Senator Bob Corker (R-TN), Chairman of the Senate Foreign Relations Committee, said he declined Senator Tom Cotton’s offer to sign the notorious letter, and in doing so would be among very few of his caucus to do so:

“I knew it was going to be only Republicans on [the letter]. I just don’t view that as where I need to be today. My goal is to get 67 or more people on something that will affect the outcome.”

In other words, he knew this would turn into a partisan nightmare for his party, and would stain any legitimacy the GOP might have when it comes to dealing with Iran. Instead of undermining President Obama in possibly treasonous ways, he would rather go through the proper process in the Senate.

Senator Susan Collins (R-ME), echoed Corker, stating that the Senators who signed the letter didn’t follow etiquette and instead should have consulted with Secretary of State John Kerry or President Obama, not undermine them:

“It’s more appropriate for members of the Senate to give advice to the president, to Secretary Kerry and to the negotiators. I don’t think that the ayatollah is going to be particularly convinced by a letter from members of the Senate, even one signed by a number of my distinguished and high ranking colleagues.”

Senator John McCain, who signed the letter, backtracked recently on the signing, saying that it maybe wasn’t the best idea. His defense? He signs a lot of letters:

“It’s [the letter] also symptomatic between the total lack of trust that exists now between we Republicans and the president. This has established a poisoned environment here which sometimes causes us to react maybe in not the most effective fashion.”

“Maybe that wasn’t the best way to do that, but I think the Iranians should know that the Congress of the United States has to play a role in whether an agreement of this magnitude.”

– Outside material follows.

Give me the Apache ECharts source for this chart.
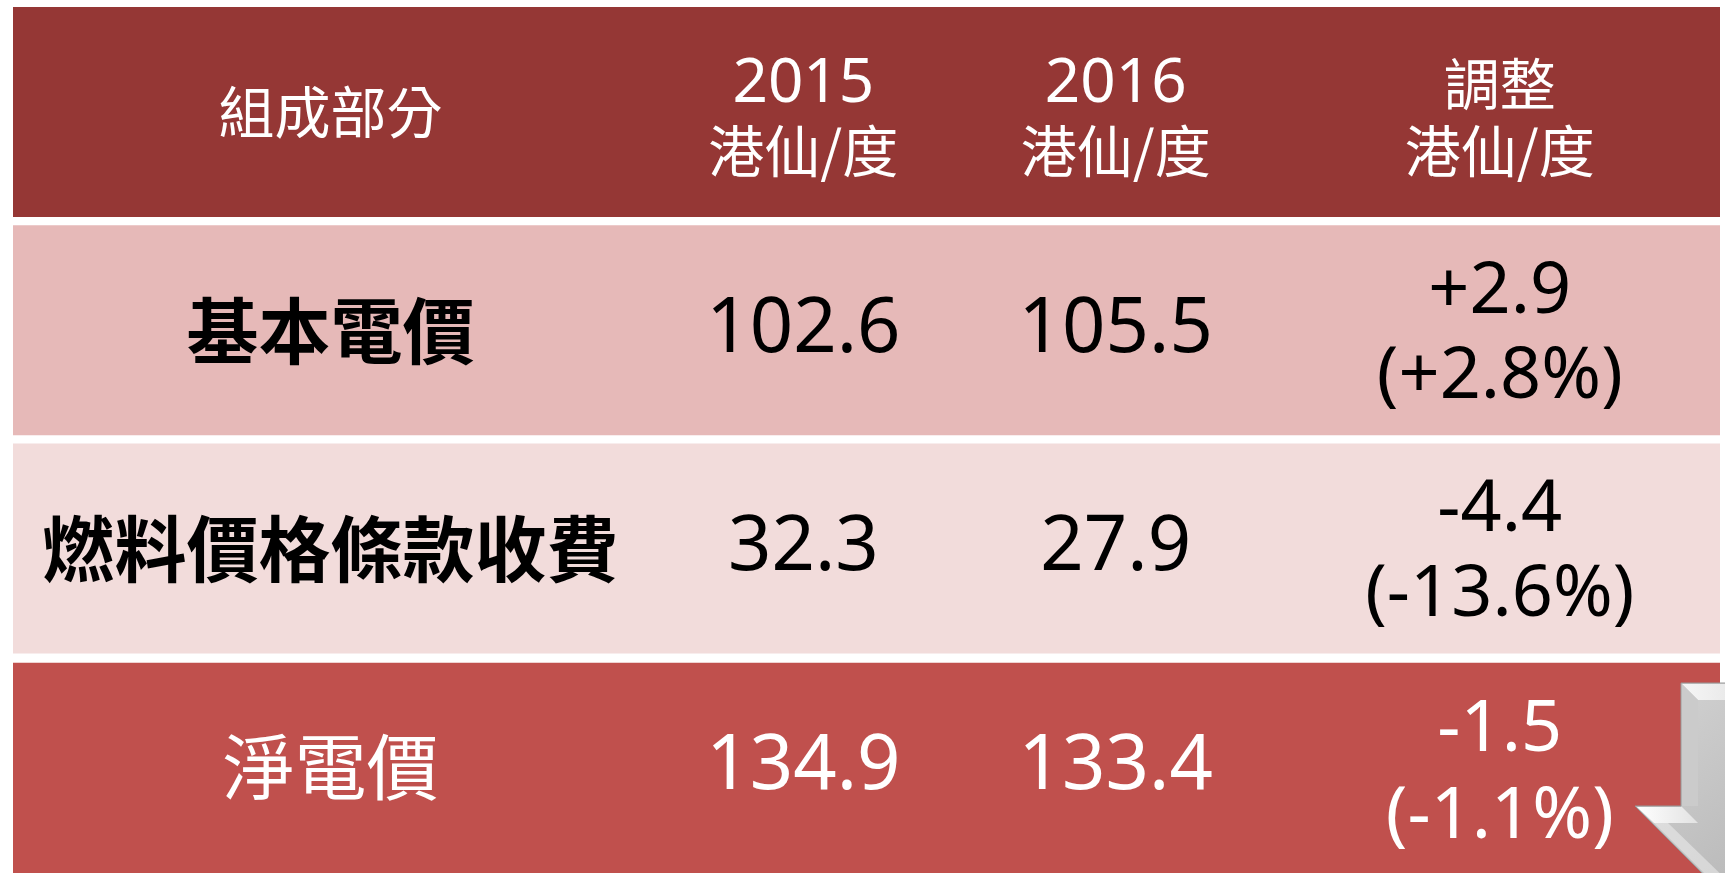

“Maybe” it wasn’t the best thing to do. Maybe it looks bad that his colleague, Senator Jeff Flake, the other senator from Arizona, didn’t sign it and he did. Maybe he sees that there is huge backlash from this and is trying to save his own behind as he braces for a re-election bid in 2016. That might have something to do with it.

Republican Representative Peter King from New York bashed the Senators for politicizing the issue saying he believes in a “strong presidency” and expressed his own doubts about the letter:

“I believe in a strong presidency. “I don’t know if I would have signed the letter. I don’t trust the president on this, quite frankly, though I don’t know if I’d go public with it to a foreign government.”

King also asserted that the letter sets a “terrible precedent” for lawmaking.

In an open poll for The Washington Post, when people were asked “By sending a letter to the government of Iran, did Republicans go too far?”, an astonishing 93% of over 7,000 responses answered with Yes, the Republican senators crossed the line. They’ve undermined the White House and the nuclear talks.